Tapi ustaz tidak kehabisan akal.
Akhirnya dihafallah itu ayat bareng-bareng. Ustaz baca, terus kita ikutin.
Karena suara ustaz merdu lama-lama kita jadi senang ngapalinnya. Suara ustaz
yang merdu bikin semangat buat menghafalkan potongan ayat Alqur’an dan hadis
yang diajarkannya pada kami.
Seingatku Ustaz juga nggak pernah
memarahi kami. Ciri khasnya itu selalu tersenyum lebar lima senti ke kanan lima
senti ke kiri dan ditahan lima menit, kayaknya lebih lima menit deh. Kalau
kitanya nakal biasanya dinasehati dengan lemah lembut. Makanya, kalau ada
ustaz-ustazah yang berhalangan hadir, kita biasanya dengan senang hati minta
ustaz Hasbullah yang gantiin.
Dan ustaz juga paham sekali
dengan keadaan santri-santrinya. Pernah suatu ketika kami, aku dan Vika selesai
belajar kelas sore dan bertemu ustaz yang baru datang dari luar. Terus kita
iseng aja mau pinjam motor ustaz buat muter-muter keluar.

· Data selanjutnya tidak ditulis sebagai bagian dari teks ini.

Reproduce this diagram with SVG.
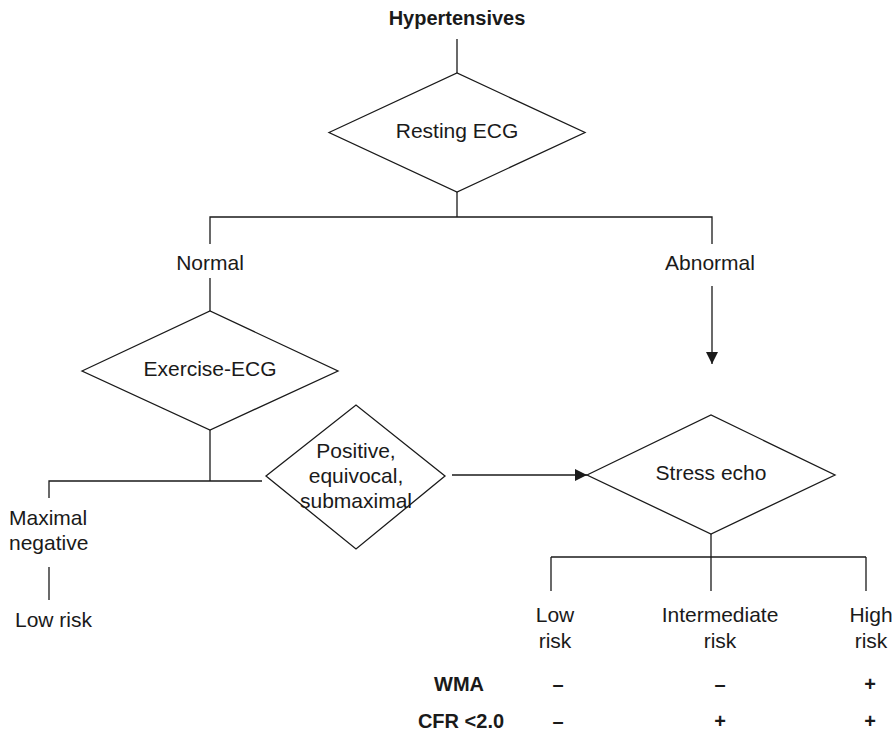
<svg xmlns="http://www.w3.org/2000/svg" width="896" height="735" viewBox="0 0 896 735">
  <style>
    .ln { stroke: #1a1a1a; stroke-width: 1.3; fill: none; }
    .dm { stroke: #1a1a1a; stroke-width: 1.3; fill: #ffffff; }
    text { font-family: "Liberation Sans", Arial, Helvetica, sans-serif; font-size: 21px; fill: #1a1a1a; }
    .b { font-weight: bold; font-size: 20px; }
    .c { text-anchor: middle; }
  </style>
  <defs>
    <marker id="arrow" markerWidth="12" markerHeight="12" refX="12" refY="6" orient="auto" markerUnits="userSpaceOnUse">
      <path d="M0,0 L12,6 L0,12 Z" fill="#1a1a1a"/>
    </marker>
  </defs>

  <!-- connectors -->
  <g id="connectors">
    <line class="ln" x1="457" y1="39" x2="457" y2="73"/>
    <line class="ln" x1="457" y1="192" x2="457" y2="217"/>
    <polyline class="ln" points="210,244 210,217 712,217 712,244"/>
    <line class="ln" x1="210" y1="278" x2="210" y2="311"/>
    <line class="ln" x1="712" y1="286" x2="712" y2="364" marker-end="url(#arrow)"/>
    <line class="ln" x1="210" y1="430" x2="210" y2="481"/>
    <polyline class="ln" points="49,498 49,481 262,481"/>
    <line class="ln" x1="49" y1="567" x2="49" y2="600"/>
    <line class="ln" x1="452" y1="475" x2="587" y2="475" marker-end="url(#arrow)"/>
    <line class="ln" x1="711" y1="534" x2="711" y2="557"/>
    <line class="ln" x1="551" y1="557" x2="866" y2="557"/>
    <line class="ln" x1="551" y1="557" x2="551" y2="591"/>
    <line class="ln" x1="711" y1="557" x2="711" y2="591"/>
    <line class="ln" x1="866" y1="557" x2="866" y2="591"/>
  </g>

  <g id="hypertensives">
    <text class="b c" x="457" y="25">Hypertensives</text>
  </g>

  <g id="resting-ecg">
    <polygon class="dm" points="329,132.5 457,73 585,132.5 457,192"/>
    <text class="c" x="457" y="138">Resting ECG</text>
  </g>

  <g id="normal">
    <text class="c" x="210" y="270">Normal</text>
  </g>

  <g id="abnormal">
    <text class="c" x="710" y="270">Abnormal</text>
  </g>

  <g id="exercise-ecg">
    <polygon class="dm" points="82,371 210,311 338,371 210,430"/>
    <text class="c" x="210" y="376">Exercise-ECG</text>
  </g>

  <g id="maximal-negative">
    <text x="9" y="525">Maximal</text>
    <text x="9" y="550">negative</text>
  </g>

  <g id="low-risk-left">
    <text x="15" y="627">Low risk</text>
  </g>

  <g id="positive">
    <polygon class="dm" points="266,476 356,405 445,476 356,549"/>
    <text class="c" x="356" y="458">Positive,</text>
    <text class="c" x="356" y="483">equivocal,</text>
    <text class="c" x="356" y="508" font-size="20.5">submaximal</text>
  </g>

  <g id="stress-echo">
    <polygon class="dm" points="587,475 711,415 835,475 711,534"/>
    <text class="c" x="711" y="480">Stress echo</text>
  </g>

  <g id="low-risk">
    <text class="c" x="555" y="622">Low</text>
    <text class="c" x="555" y="648">risk</text>
  </g>

  <g id="intermediate-risk">
    <text class="c" x="720" y="622">Intermediate</text>
    <text class="c" x="720" y="648">risk</text>
  </g>

  <g id="high-risk">
    <text class="c" x="871" y="622">High</text>
    <text class="c" x="871" y="648">risk</text>
  </g>

  <g id="table">
    <text class="b c" x="459" y="691">WMA</text>
    <text class="b c" x="558" y="691">–</text>
    <text class="b c" x="720" y="691">–</text>
    <text class="b c" x="870" y="691">+</text>
    <text class="b c" x="461" y="728">CFR &lt;2.0</text>
    <text class="b c" x="558" y="728">–</text>
    <text class="b c" x="720" y="728">+</text>
    <text class="b c" x="870" y="728">+</text>
  </g>
</svg>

“Ustaz pinjam motor ya kita mau
jalan-jalan sebentar aja. Refreshing taz belajar terus ni buat UN.” Sambil
pasang tampang semelas mungkin. Kening ustaz berkerut sebentar kemudian
digantikan dengan senyum lebar.
“Ok, jangan jauh-jauh, jangan
lama-lama ya.” Tangan ustaz menyodorkan kunci dengan senyum yang masih
bertengger.
Aku dan Vika menyambutnya dengan senyum yang tak kalah sumringah.

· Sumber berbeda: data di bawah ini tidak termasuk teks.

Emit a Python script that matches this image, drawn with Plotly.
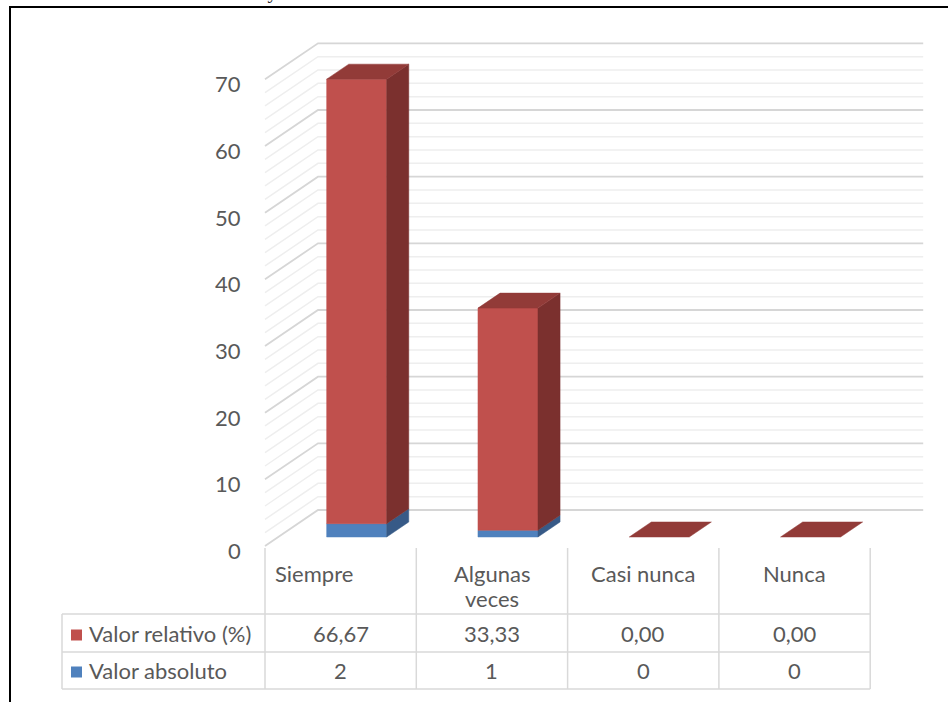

Kita pun meluncur keluar ponpes. Sesuai pesan ustaz nggak lama-lama cuma 10
menitan aja, tapi senangnya luar biasa. Bagi anak asrama dapat izin keluar
pagar itu suatu berkah yang tak terkira. Karena kata izin adalah kata langka
yang butuh usaha untuk mendapatkannya :)
Banyak sekali yang beliau ajarkan
pada kami, baik melalui lisan ataupun perbuatan. Salah satu pepatah arab yang
sering ustaz ujarkan adalah
“ I’imal liddunyaka kaannaka
taa’isyu ‘abada w’amal liakhirotika kaannaka tamutu ghoda” yang artinya
“beramallah untuk duniamu seakan-akan kamu hidup selamanya dan beramallah untuk
akhiratmu seakan-akan kamu akan mati esok harinya.” Dan satu lagi kata-kata
yang paling sering ustaz sampaikan ialah “Hidup ini bergerak, bergerak berarti
ada perubahan. Bila hidup tidak ada perubahan berarti mati dalam kehidupan.”
Aku akan selalu ingat dengan dua
kalimat ini.
Syukron jazakallah ya taz untuk
ilmunya. Sukses terus untuk ustaz dan keluarga.